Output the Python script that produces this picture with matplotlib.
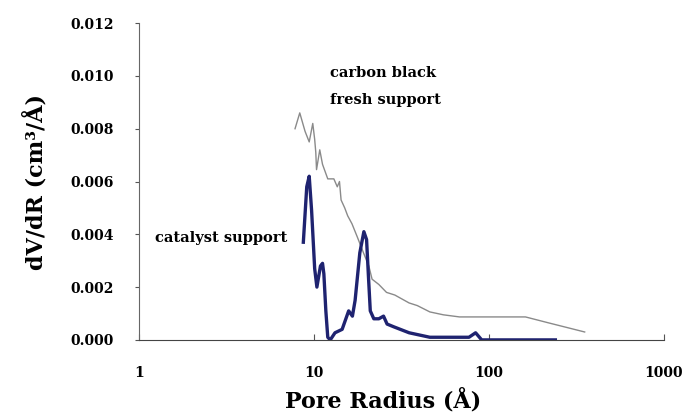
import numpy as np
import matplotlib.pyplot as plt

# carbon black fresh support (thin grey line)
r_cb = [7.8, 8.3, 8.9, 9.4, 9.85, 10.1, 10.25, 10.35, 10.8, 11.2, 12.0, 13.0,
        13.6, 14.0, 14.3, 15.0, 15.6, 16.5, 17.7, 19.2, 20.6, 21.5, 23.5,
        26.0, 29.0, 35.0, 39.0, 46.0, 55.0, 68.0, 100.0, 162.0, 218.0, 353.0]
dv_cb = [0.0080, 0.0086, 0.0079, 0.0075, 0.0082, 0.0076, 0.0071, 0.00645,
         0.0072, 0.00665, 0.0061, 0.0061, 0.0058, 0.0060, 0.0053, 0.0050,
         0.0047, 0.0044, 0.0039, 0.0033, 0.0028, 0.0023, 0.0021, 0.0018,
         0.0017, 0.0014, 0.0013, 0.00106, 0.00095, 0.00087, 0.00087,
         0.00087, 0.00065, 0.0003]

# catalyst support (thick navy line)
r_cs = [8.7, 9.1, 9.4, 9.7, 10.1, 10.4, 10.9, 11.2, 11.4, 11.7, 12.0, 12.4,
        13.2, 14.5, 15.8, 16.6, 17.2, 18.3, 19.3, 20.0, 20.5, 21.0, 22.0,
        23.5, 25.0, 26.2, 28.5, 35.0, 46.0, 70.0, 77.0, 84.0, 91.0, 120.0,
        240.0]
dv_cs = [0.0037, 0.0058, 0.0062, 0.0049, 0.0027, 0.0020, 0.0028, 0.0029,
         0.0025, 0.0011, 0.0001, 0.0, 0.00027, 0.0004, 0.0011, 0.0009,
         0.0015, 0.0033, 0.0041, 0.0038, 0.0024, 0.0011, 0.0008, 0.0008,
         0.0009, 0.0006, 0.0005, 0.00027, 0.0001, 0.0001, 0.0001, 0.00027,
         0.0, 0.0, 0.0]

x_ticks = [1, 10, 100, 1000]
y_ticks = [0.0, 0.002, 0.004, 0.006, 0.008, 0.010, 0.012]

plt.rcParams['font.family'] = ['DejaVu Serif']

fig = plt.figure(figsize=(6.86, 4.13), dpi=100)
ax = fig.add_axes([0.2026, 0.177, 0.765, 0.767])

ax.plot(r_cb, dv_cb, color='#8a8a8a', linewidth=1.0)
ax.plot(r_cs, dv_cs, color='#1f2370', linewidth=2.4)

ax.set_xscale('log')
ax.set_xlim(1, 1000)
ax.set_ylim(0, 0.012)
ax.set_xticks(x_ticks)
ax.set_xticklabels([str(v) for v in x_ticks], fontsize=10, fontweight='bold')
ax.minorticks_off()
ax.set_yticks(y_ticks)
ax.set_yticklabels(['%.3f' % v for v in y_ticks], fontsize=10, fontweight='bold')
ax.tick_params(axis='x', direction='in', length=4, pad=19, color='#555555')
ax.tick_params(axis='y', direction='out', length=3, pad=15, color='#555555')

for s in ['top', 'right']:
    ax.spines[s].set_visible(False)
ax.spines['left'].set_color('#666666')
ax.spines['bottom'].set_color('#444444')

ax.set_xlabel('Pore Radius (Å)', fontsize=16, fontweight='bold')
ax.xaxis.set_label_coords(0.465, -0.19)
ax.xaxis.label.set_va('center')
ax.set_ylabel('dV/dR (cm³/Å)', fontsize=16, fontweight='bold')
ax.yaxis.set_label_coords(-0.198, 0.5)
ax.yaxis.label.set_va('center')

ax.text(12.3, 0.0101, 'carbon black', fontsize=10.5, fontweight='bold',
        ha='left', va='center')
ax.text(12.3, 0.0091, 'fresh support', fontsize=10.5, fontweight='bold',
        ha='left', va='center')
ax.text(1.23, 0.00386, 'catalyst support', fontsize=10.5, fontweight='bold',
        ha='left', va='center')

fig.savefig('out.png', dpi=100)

◆ ◆ ◆ ◆ ◆

**Work to be completed:** Begin at the first line of the material and copy each line exactly through the one containing "import matplotlib.pyplot as plt". Omit pictures.

**Complete output:**
Output the Python script that produces this picture with matplotlib.
import numpy as np
import matplotlib.pyplot as plt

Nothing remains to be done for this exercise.